On February 22, 2016, a three-judge panel of the U.S. Court of Appeals for the Sixth Circuit ruled (2-1) that the Sixth Circuit, not the District Court below, was the appropriate venue for consideration of challenges, by both state and private-sector petitioners, to the “Waters of the United States” (WOTUS) final rule (aka “Clean Water Rule”) published by EPA and the U.S. Army Corps of Engineers in June 2015 (80 Fed. Reg. 37,054) (effective August 28, 2015). The WOTUS rule represents the agencies’ most recent effort at defining, by regulation, those waters and wetlands that fall within the reach of many essential Clean Water Act provisions (e.g., provisions relating to permitting and state water quality certification), and those that do not. This decision concerning venue ends a four-month period during which the final rule has been stayed, but its merits have not been considered.

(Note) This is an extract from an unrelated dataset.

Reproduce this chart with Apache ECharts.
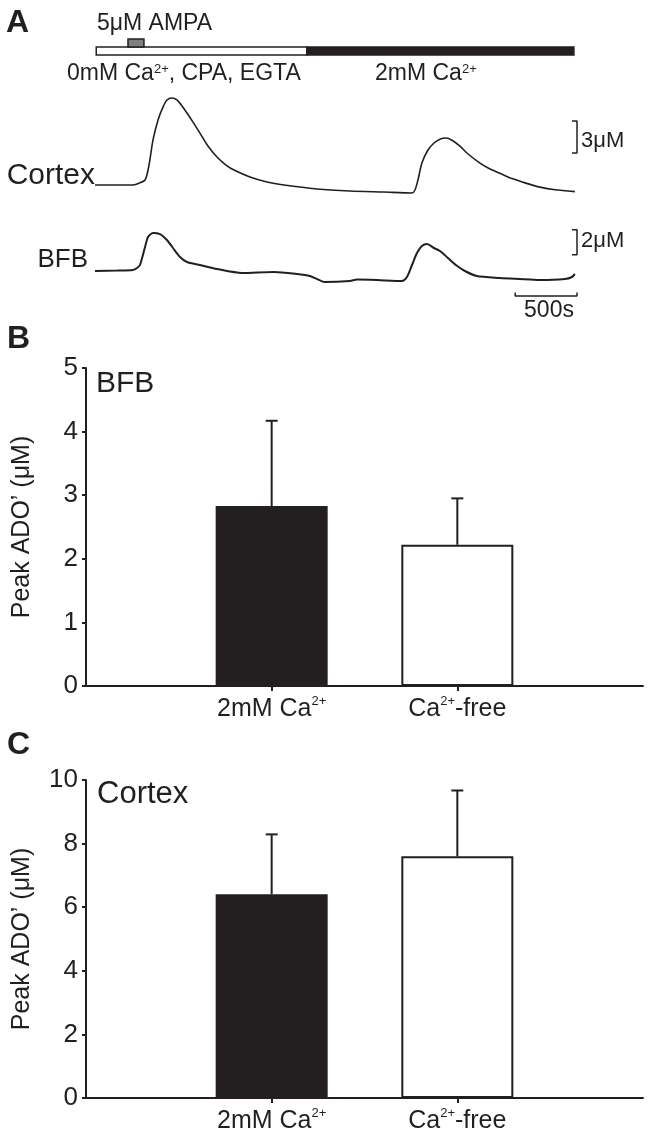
<!DOCTYPE html>
<html>
<head>
<meta charset="utf-8">
<script src="https://cdn.jsdelivr.net/npm/echarts@6/dist/echarts.min.js"></script>
<style>
  html, body { margin: 0; padding: 0; background: #fff; }
  #chart { width: 651px; height: 1139px; }
</style>
</head>
<body>
<div id="chart"></div>
<script>
// panel A: traces (time in s, value in uM above baseline)
const cortexTime = [0, 307, 340, 405, 437, 469, 510, 550, 582, 623, 663, 704, 744, 793, 849, 914, 987, 1060, 1125, 1254, 1392, 1529, 1796, 2063, 2338, 2565, 2589, 2613, 2645, 2694, 2743, 2791, 2840, 2888, 2953, 3009, 3115, 3196, 3285, 3374, 3479, 3600, 3722, 3883];
const cortexValue = [0, 0, 0.1, 0.47, 1.87, 4.2, 6.1, 7.3, 7.97, 8.15, 7.97, 7.4, 6.75, 5.9, 4.87, 3.65, 2.62, 1.87, 1.4, 0.75, 0.28, 0, -0.37, -0.56, -0.66, -0.75, -0.47, 0.47, 2.06, 3.28, 3.94, 4.3, 4.4, 4.2, 3.65, 3.0, 2.05, 1.5, 1.05, 0.6, 0.2, -0.2, -0.45, -0.62];
const bfbTime = [0, 178, 307, 340, 364, 405, 429, 469, 526, 582, 631, 688, 744, 849, 987, 1189, 1448, 1634, 1739, 1796, 1853, 2063, 2120, 2281, 2484, 2524, 2565, 2605, 2645, 2686, 2743, 2791, 2856, 2920, 2993, 3090, 3276, 3430, 3600, 3802, 3859, 3883];
const bfbValue = [0, 0.04, 0.08, 0.24, 0.48, 1.92, 2.72, 3.04, 2.95, 2.48, 1.84, 1.12, 0.72, 0.48, 0.16, -0.16, -0.08, -0.24, -0.4, -0.64, -0.88, -0.8, -0.68, -0.72, -0.8, -0.48, 0.48, 1.44, 2.0, 2.16, 1.84, 1.6, 1.04, 0.48, 0, -0.4, -0.56, -0.64, -0.72, -0.64, -0.48, -0.24];

// protocol bar: [start, end] in s
const lowCaPeriod = [10, 1715];
const highCaPeriod = [1715, 3875];
const ampaPeriod = [267, 396];

// scale bars
const timeScale = 500;      // s
const cortexScale = 3;      // uM
const bfbScale = 2;         // uM

// panels B and C
const categories = ['', '2mM Ca2+', 'Ca2+-free', ''];
const bfbMean = [2.83, 2.22];
const bfbSem = [1.34, 0.73];
const cortexMean = [6.41, 7.6];
const cortexSem = [1.88, 2.07];

const ink = '#231f20';
const font = 'Liberation Sans, Arial, sans-serif';
const tEnd = 3900;

const chart = echarts.init(document.getElementById('chart'), null, { renderer: 'canvas' });

function pairs(xs, ys) {
  return xs.map((x, i) => [x, ys[i]]);
}

function rectItem(fill, row) {
  return function (params, api) {
    const p0 = api.coord([api.value(0), row + 1]);
    const p1 = api.coord([api.value(1), row]);
    return {
      type: 'rect',
      shape: { x: p0[0], y: p0[1], width: p1[0] - p0[0], height: p1[1] - p0[1] },
      style: { fill: fill, stroke: ink, lineWidth: 1.5 }
    };
  };
}

function errorBar(params, api) {
  const x = api.value(0);
  const base = api.coord([x, api.value(1)]);
  const top = api.coord([x, api.value(1) + api.value(2)]);
  const half = 6;
  const st = { stroke: ink, lineWidth: 2 };
  return {
    type: 'group',
    children: [
      { type: 'line', shape: { x1: base[0], y1: base[1], x2: top[0], y2: top[1] }, style: st },
      { type: 'line', shape: { x1: top[0] - half, y1: top[1], x2: top[0] + half, y2: top[1] }, style: st }
    ]
  };
}

const supRich = {
  sup: { fontSize: 13, fontFamily: font, color: ink, verticalAlign: 'top', lineHeight: 12 }
};

function barData(means) {
  const fills = ['#231f20', '#ffffff'];
  return ['-'].concat(means.map((m, i) => ({
    value: m,
    itemStyle: { color: fills[i], borderColor: ink, borderWidth: i === 0 ? 0 : 2 }
  }))).concat(['-']);
}

function barXAxis(gridIndex) {
  return {
    type: 'category', gridIndex: gridIndex, data: categories, boundaryGap: false,
    axisLine: { lineStyle: { color: ink, width: 2 } },
    axisTick: { length: 5, lineStyle: { color: ink, width: 2 }, interval: (i) => i === 1 || i === 2 },
    axisLabel: {
      interval: (i) => i === 1 || i === 2, margin: 9,
      color: ink, fontSize: 25, fontFamily: font, lineHeight: 29,
      formatter: (v) => v.replace('Ca2+', 'Ca{sup|2+}'),
      rich: supRich
    },
    splitLine: { show: false }
  };
}

function barYAxis(gridIndex, max, step) {
  return {
    type: 'value', gridIndex: gridIndex, min: 0, max: max, interval: step,
    name: 'Peak ADO\u2019 (\u03bcM)', nameLocation: 'middle', nameGap: 51, nameRotate: 90,
    nameTextStyle: { color: ink, fontSize: 25, fontFamily: font },
    axisLine: { show: true, lineStyle: { color: ink, width: 2 } },
    axisTick: { show: true, length: 4, lineStyle: { color: ink, width: 2 } },
    axisLabel: { color: ink, fontSize: 26, fontFamily: font, margin: 8 },
    splitLine: { show: false }
  };
}

const hiddenX = (g) => ({ type: 'value', gridIndex: g, min: 0, max: tEnd, show: false });
const hiddenY = (g, mn, mx) => ({ type: 'value', gridIndex: g, min: mn, max: mx, show: false });

function traceLine(g, data, width) {
  return {
    type: 'line', xAxisIndex: g, yAxisIndex: g, data: data, showSymbol: false,
    smooth: 0.25, clip: false, silent: true,
    lineStyle: { color: ink, width: width }
  };
}

function scaleLine(g, pts) {
  return {
    type: 'line', xAxisIndex: g, yAxisIndex: g, data: pts, showSymbol: false,
    clip: false, silent: true, lineStyle: { color: ink, width: 1.5 }
  };
}

const tick = 40;
const cortexBracket = [[tEnd - tick, 3 + cortexScale], [tEnd, 3 + cortexScale], [tEnd, 3], [tEnd - tick, 3]];
const bfbBracket = [[tEnd - tick, 1.3 + bfbScale], [tEnd, 1.3 + bfbScale], [tEnd, 1.3], [tEnd - tick, 1.3]];
const timeBar = [[tEnd - timeScale, -1.72], [tEnd - timeScale, -2], [tEnd, -2], [tEnd, -1.72]];

function label(text, x, y, size, align, bold) {
  return {
    type: 'text', x: x, y: y, silent: true,
    style: {
      text: text, fill: ink, fontSize: size, fontFamily: font,
      fontWeight: bold ? 'bold' : 'normal', align: align || 'left', verticalAlign: 'middle',
      rich: { sup: { fontSize: 13, fontFamily: font, fill: ink, verticalAlign: 'top', lineHeight: 12 } }
    }
  };
}

const option = {
  backgroundColor: '#fff',
  animation: false,
  grid: [
    { left: 95, width: 482, top: 39, height: 16 },          // 0 protocol
    { left: 95, width: 482, top: 89, height: 106.67 },      // 1 cortex trace
    { left: 95, width: 482, top: 226, height: 75 },         // 2 BFB trace
    { left: 86, right: 8, top: 368, height: 318 },          // 3 panel B
    { left: 86, right: 8, top: 780, height: 318 }           // 4 panel C
  ],
  xAxis: [hiddenX(0), hiddenX(1), hiddenX(2), barXAxis(3), barXAxis(4)],
  yAxis: [hiddenY(0, 0, 2), hiddenY(1, -1, 9), hiddenY(2, -2.4, 3.6), barYAxis(3, 5, 1), barYAxis(4, 10, 2)],
  series: [
    { type: 'custom', xAxisIndex: 0, yAxisIndex: 0, renderItem: rectItem('#ffffff', 0), data: [lowCaPeriod], encode: { x: [0, 1] }, clip: false },
    { type: 'custom', xAxisIndex: 0, yAxisIndex: 0, renderItem: rectItem(ink, 0), data: [highCaPeriod], encode: { x: [0, 1] }, clip: false },
    { type: 'custom', xAxisIndex: 0, yAxisIndex: 0, renderItem: rectItem('#808080', 1), data: [ampaPeriod], encode: { x: [0, 1] }, clip: false },
    traceLine(1, pairs(cortexTime, cortexValue), 1.6),
    traceLine(2, pairs(bfbTime, bfbValue), 2),
    scaleLine(1, cortexBracket),
    scaleLine(2, bfbBracket),
    scaleLine(2, timeBar),
    { type: 'bar', xAxisIndex: 3, yAxisIndex: 3, data: barData(bfbMean), barWidth: 112 },
    { type: 'custom', xAxisIndex: 3, yAxisIndex: 3, renderItem: errorBar, z: 5,
      data: bfbMean.map((m, i) => [i + 1, m, bfbSem[i]]), encode: { x: 0, y: [1, 2] } },
    { type: 'bar', xAxisIndex: 4, yAxisIndex: 4, data: barData(cortexMean), barWidth: 112 },
    { type: 'custom', xAxisIndex: 4, yAxisIndex: 4, renderItem: errorBar, z: 5,
      data: cortexMean.map((m, i) => [i + 1, m, cortexSem[i]]), encode: { x: 0, y: [1, 2] } }
  ],
  graphic: [
    label('A', 6, 23, 32, 'left', true),
    label('B', 7, 339, 32, 'left', true),
    label('C', 7, 745, 32, 'left', true),
    label('5\u03bcM AMPA', 97, 24, 23),
    label('0mM Ca{sup|2+}, CPA, EGTA', 67, 74, 23),
    label('2mM Ca{sup|2+}', 375, 74, 23),
    label('Cortex', 95, 176, 30, 'right'),
    label('BFB', 88, 260, 26, 'right'),
    label('3\u03bcM', 581, 141, 22),
    label('2\u03bcM', 581, 241, 22),
    label('500s', 549, 311, 23, 'center'),
    label('BFB', 96, 384, 30),
    label('Cortex', 97, 794, 31)
  ]
};

chart.setOption(option);
</script>
</body>
</html>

The two judges who ruled in favor of the case proceeding in their court are the same ones who had ruled in favor of imposing the stay. Their decision to order a stay reflects their conclusion that the challengers had demonstrated a likelihood of success on the merits. The merits will now be heard by the same three-judge panel (absent rehearing, en banc, of the panel’s decision on venue). If, as some speculate to be likely, the substance of the WOTUS rule is invalidated by the panel, there is the possibility—arguably, given the stakes, the probability—of rehearing en banc before the entire Sixth Circuit. Once finally decided by the Sixth Circuit, the case is likely to make its way to the U.S. Supreme Court, the composition of which, at this time, is its own question. It would be reasonable to speculate that the final word of the Sixth Circuit will arrive prior to the confirmation of a new justice of the U.S. Supreme Court, but equally reasonable to guess that the Sixth Circuit might need more time, or just take its time, in reaching an ultimate conclusion.